Over at The Volokh Conspiracy, Jonathan Adler brings us a story about a retired couple in Mass who are quite happy with their insurance, but they’ve been told it is unacceptable under Mass rules and they’ve been fined. Go read the post and the comments.
This is comment that I left there today at 8:27 pm
Reading the comments it seems that many people equate using the emergency room with being un/under-insured.
On Monday night I had to take my soon to be 9-year-old son to the emergency room/acute care center. He had been running in the hall at school that evening (we were there for Cub Scouts) and he ran into a door. He smashed his left middle finger (distal phalanx), and when pulling his finger out from between the door edge and the wall, cut the pad of his finger pretty deeply. He required an x-ray of his finger to ensure he hadn’t broken it and four stitches to close the wound.
We have insurance and had to go to acute care since it was obvious that it couldn’t wait until the next day when I may have been able to get an appointment with his pediatrician.
There may be a lot of people that use the E/R as a primary care facility, but that is because of the Emergency Medical Treatment and Labor Act (EMTALA). There also seems to be a misunderstanding of what treatment is required for those that are uninsured. EMTALA requires only that the patient be stabilized.
When I was a kid, my father had catastrophic insurance through the university he worked for. Regular old doctor visits and vaccines were paid for at the visit or in a couple of payments. Insurance kicked in when my sister fell on a two by four and got a puncture wound in her thigh after running through the yard next door where they were building a house and my Dad had to take my sister to the hospital.
When my husband had a tonsillectomy as a child, his parents made payments to the hospital until the bill was paid off.
Back then we knew what we were paying for our health care. Now we pay $300 a month and a $3,000 deductible for a PPO and we don’t reach our annual deductible in regular medical costs, even with a child with chronic illnesses. We still pay for our insurance in case of a catastrophic illness or injury.
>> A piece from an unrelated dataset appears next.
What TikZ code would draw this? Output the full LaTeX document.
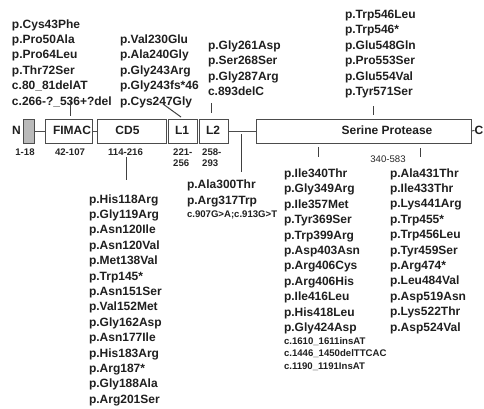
\documentclass[tikz,border=0pt]{standalone}
\usepackage{fontspec}
\setmainfont{Liberation Sans}
\newcommand\lnstrut{\rule{0pt}{9pt}}
\newcommand\smstrut{\rule{0pt}{7.2pt}}
\tikzset{
  mut/.style={anchor=north west, inner sep=0pt, outer sep=0pt, align=left,
    font=\bfseries\fontsize{12}{15.4}\selectfont, text=black!88},
  mutsmall/.style={anchor=north west, inner sep=0pt, outer sep=0pt, align=left,
    font=\bfseries\fontsize{9.6}{12.3}\selectfont, text=black!88},
  dombox/.style={draw=black!70, line width=1pt, minimum height=24pt,
    inner sep=0pt, outer sep=0pt},
  domlabel/.style={font=\bfseries\fontsize{12}{14}\selectfont, inner sep=0pt, text=black!88},
  rng/.style={font=\bfseries\fontsize{9.6}{11}\selectfont, inner sep=0pt, text=black!85},
  rngthin/.style={font=\fontsize{9.6}{11}\selectfont, inner sep=0pt, text=black!85},
  link/.style={draw=black!70, line width=1pt},
  tick/.style={draw=black!75, line width=1pt},
}
\begin{document}
\begin{tikzpicture}[x=1pt,y=-1pt]
\useasboundingbox (0,0) rectangle (484,408);

% domain boxes
\node[dombox, fill=black!27, minimum width=11pt] (sig) at (28.5,131) {};
\node[dombox, minimum width=47pt] (fimac) at (68.5,131) {};
\node[dombox, minimum width=69pt] (cd5) at (131.5,131) {};
\node[dombox, minimum width=29pt] (l1) at (182.5,131) {};
\node[dombox, minimum width=29pt] (l2) at (213.5,131) {};
\node[dombox, minimum width=215pt] (sp) at (363.5,131) {};

% domain labels
\node[domlabel] (nterm) at (16.5,130.5) {N};
\node[domlabel] (fimaclab) at (72,130.5) {FIMAC};
\node[domlabel] (cd5lab) at (127.5,130.5) {CD5};
\node[domlabel] (l1lab) at (182,130.5) {L1};
\node[domlabel] (l2lab) at (213,130.5) {L2};
\node[domlabel] (splab) at (387,130.5) {Serine Protease};
\node[domlabel, anchor=west] (cterm) at (474.5,130.5) {C};

% backbone links
\draw[link] (sig.east) -- (fimac.west);
\draw[link] (fimac.east) -- (cd5.west);
\draw[link] (l2.east) -- (sp.west);
\draw[link] (sp.east) -- (cterm.west);

% ranges
\node[rng, anchor=base] (r1) at (25,155) {1-18};
\node[rng, anchor=base] (r2) at (70,155) {42-107};
\node[rng, anchor=base] (r3) at (125.5,155) {114-216};
\node[rng, anchor=base west] (r4a) at (173,155) {221-};
\node[rng, anchor=base west] (r4b) at (173,166) {256};
\node[rng, anchor=base west] (r5a) at (202,155) {258-};
\node[rng, anchor=base west] (r5b) at (202,166) {293};
\node[rngthin, anchor=base] (r6) at (388,162) {340-583};

% mutation lists
\node[mut] (mA) at (12,19) {\lnstrut p.Cys43Phe\\p.Pro50Ala\\p.Pro64Leu\\p.Thr72Ser\\c.80\_81delAT\\c.266-?\_536+?del};
\node[mut] (mB) at (120,34.4) {\lnstrut p.Val230Glu\\p.Ala240Gly\\p.Gly243Arg\\p.Gly243fs*46\\p.Cys247Gly};
\node[mut] (mC) at (208,40.5) {\lnstrut p.Gly261Asp\\p.Ser268Ser\\p.Gly287Arg\\c.893delC};
\node[mut] (mD) at (345,9.5) {\lnstrut p.Trp546Leu\\p.Trp546*\\p.Glu548Gln\\p.Pro553Ser\\p.Glu554Val\\p.Tyr571Ser};
\node[mut] (mE) at (89,194) {\lnstrut p.His118Arg\\p.Gly119Arg\\p.Asn120Ile\\p.Asn120Val\\p.Met138Val\\p.Trp145*\\p.Asn151Ser\\p.Val152Met\\p.Gly162Asp\\p.Asn177Ile\\p.His183Arg\\p.Arg187*\\p.Gly188Ala\\p.Arg201Ser};
\node[mut] (mF) at (187,179.6) {\lnstrut p.Ala300Thr\\p.Arg317Trp};
\node[mutsmall] (mFs) at (187,210.3) {\smstrut c.907G>A;c.913G>T};
\node[mut] (mG) at (284,168.5) {\lnstrut p.Ile340Thr\\p.Gly349Arg\\p.Ile357Met\\p.Tyr369Ser\\p.Trp399Arg\\p.Asp403Asn\\p.Arg406Cys\\p.Arg406His\\p.Ile416Leu\\p.His418Leu\\p.Gly424Asp};
\node[mutsmall] (mGs) at (284,337.3) {\smstrut c.1610\_1611insAT\\c.1446\_1450delTTCAC\\c.1190\_1191InsAT};
\node[mut] (mH) at (390,168) {\lnstrut p.Ala431Thr\\p.Ile433Thr\\p.Lys441Arg\\p.Trp455*\\p.Trp456Leu\\p.Tyr459Ser\\p.Arg474*\\p.Leu484Val\\p.Asp519Asn\\p.Lys522Thr\\p.Asp524Val};

% ticks
\coordinate (tA1) at (70,101);  \coordinate (tA2) at (70,116);
\coordinate (tB1) at (163,104); \coordinate (tB2) at (181,117);
\coordinate (tC1) at (211,103); \coordinate (tC2) at (211,113);
\coordinate (tD1) at (373,106); \coordinate (tD2) at (373,115);
\coordinate (tE1) at (126,157); \coordinate (tE2) at (126,180);
\coordinate (tF1) at (241,134); \coordinate (tF2) at (241,172);
\coordinate (tG1) at (318,147); \coordinate (tG2) at (318,157);
\coordinate (tH1) at (420,148); \coordinate (tH2) at (420,157);
\draw[tick] (tA1) -- (tA2);
\draw[tick] (tB1) -- (tB2);
\draw[tick] (tC1) -- (tC2);
\draw[tick] (tD1) -- (tD2);
\draw[tick] (tE1) -- (tE2);
\draw[tick] (tF1) -- (tF2);
\draw[tick] (tG1) -- (tG2);
\draw[tick] (tH1) -- (tH2);
\end{tikzpicture}
\end{document}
My monthly premium is lower because of the relatively high deductible. It seems that Mass wouldn’t allow me that choice. How much of an increase would there be in my premiums for a lower deductible? How much of a
tax fine? Up above some people seem to be saying that the tax fine that the Williams must pay amounts to “only” $80 a month. But that’s if the Commonwealth of Mass will take monthly payments. I’d not be surprised if the tax fine was due, in full, last week or face interest charges…
Being forced to pay for coverage that I don’t want or need is another story. That’s like going to the store for milk and eggs and being told you must also purchase and pay for oatmeal, salmon fillets, and fresh asparagus and beets. Oh, and by the way, that whole milk you wanted to buy? So sorry, it’s skim for you.